With only four days to go before the deadline to pay the P185-million amortization on Cebu City’s South Road Properties (SRP) loan, city residents are treated to a sickening spectacle of Mayor Michael Rama and his critics, the Bando Osmeña-Pundok Kauswagan (BO-PK) bloc, playing a game of chicken to see who folds first.
To rewind, the mayor reminded the BO-PK-dominated City Council to act on the Supplemental Budget 1 (SB1) worth P2.6 billion so the city can pay off the P2.4-billion balance of the SRP loan.
The BO-PK bloc, through its standard-bearer Tomas Osmeña, insists that the city settle the P185-million amortization first without needing to source it from the P8.3-billion payment the city received from developers who have invested in the SRP, again using the excuse that the SRP lot payment is under litigation despite a Regional Trial Court ruling that already dismissed the case filed by ex-prosecutor Romulo Torres.
The obvious motive behind this latest showdown is election politics. To put it bluntly, the BO-PK doesn’t want Rama to earn brownie points with the voters by claiming that he and his allies were responsible for finally paying off the SRP loan balance.
That said, one cannot dismiss their suggestions that other fund sources are available to cover the P185-million payable due on Feb. 20. The BO-PK bloc is simply trying to dictate on the mayor when it comes to spending the city’s budget which he, after having broken away from the BO-PK, clearly resents.
Still there is also some merit in their fears that once the SB1 is approved, there is no stopping Rama from indiscriminately using the payments of the developers for the SRP lots for whatever purposes he deems worthy of spending on.
And when it comes to finances, the mayor doesn’t have a sterling record, as shown by his administration’s constant depletion of the budget for payment of garbage tipping fees to the Consolacion landfill for example.

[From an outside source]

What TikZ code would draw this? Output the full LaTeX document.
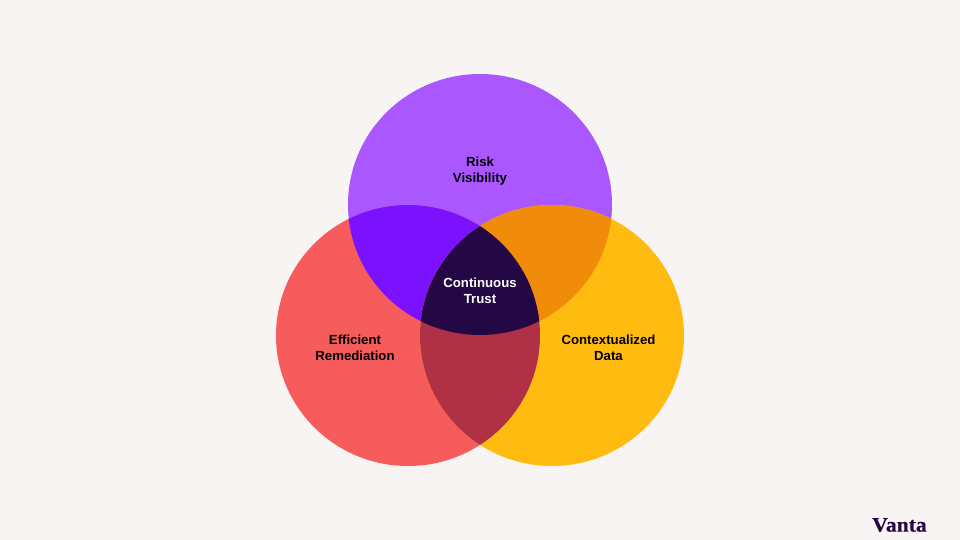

After having shepherded the SRP’s development, Osmeña must find it galling to see others like Rama benefiting from both the political and economic windfall brought by the city’s centerpiece project.
That said, the payment of the P185 million amortization for the SRP loan is more significant than the collective egos of both Rama and Osmeña.
To the average city resident whose taxes go to paying this gargantuan billion-peso loan, the sight of these two opposing camps brazenly playing Russian roulette with taxpayers’ money is both nauseating and abominable. The city’s taxpayers should not be dragged down into the muck of their political mudslinging and feuding.